After creating the composite table with attached table, the field of the attached table can be referenced in calculations.

A
1 =file(“order_detail.ctx”).open()
2 =A1.cursor(dt,detail.sum(quantity):quantity)
3 =A2.groups(dt;sum(quantity))

The quantity is the field of attached table detail. Because it is the sub-table, the fetched data is a set. When referencing from the primary table, the aggregation operation is required.

The records of the sub-table can also be restored:

A
1 =file(“order_detail.ctx”).open()
2 =A1.cursor(dt,detail{price,quantity}:amount)
3 =A2.run(amount=amount.sum(price*quantity))
4 =A3.groups(dt;sum(amount))

Since there are multiple sub-table records, which will be used as one field of the cursor of primary table after restoring, so the fetched data is a table sequence. Actions such as generating a table sequence are more complicated, and will lose performance and may offset the advantages of reducing associations.
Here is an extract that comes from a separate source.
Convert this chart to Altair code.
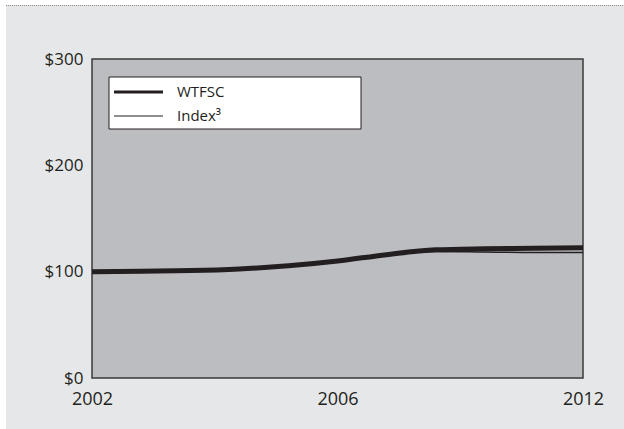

The base table field can also be referenced from the attached table:

A
1 =file(“order_detail.ctx”).open().attch(detail)
2 =A1.cursor(dt,price,quantity)
3 =A2.groups(dt;sum(price*quantity))

Just write directly when referencing the base table fields, and the performance will be better than the above method of generating table sequence field.

All these operations can support multi-cursor.

It should be noted that when we introduce these association algorithms, we often say that they may not always achieve better performance. Association is a complex operation, and the implementation code of its optimization algorithm is also very complex. Although most of these algorithms can reduce the computational complexity from the theoretical analysis point of view, when the actual code is very complex, the impact on engineering practice cannot be ignored.

All these algorithms have been verified by actual testing and can indeed optimize the performance in some scenarios, but not in all scenarios. As for which algorithm to use, it should be selected according to the actual situation after being familiar with these algorithms.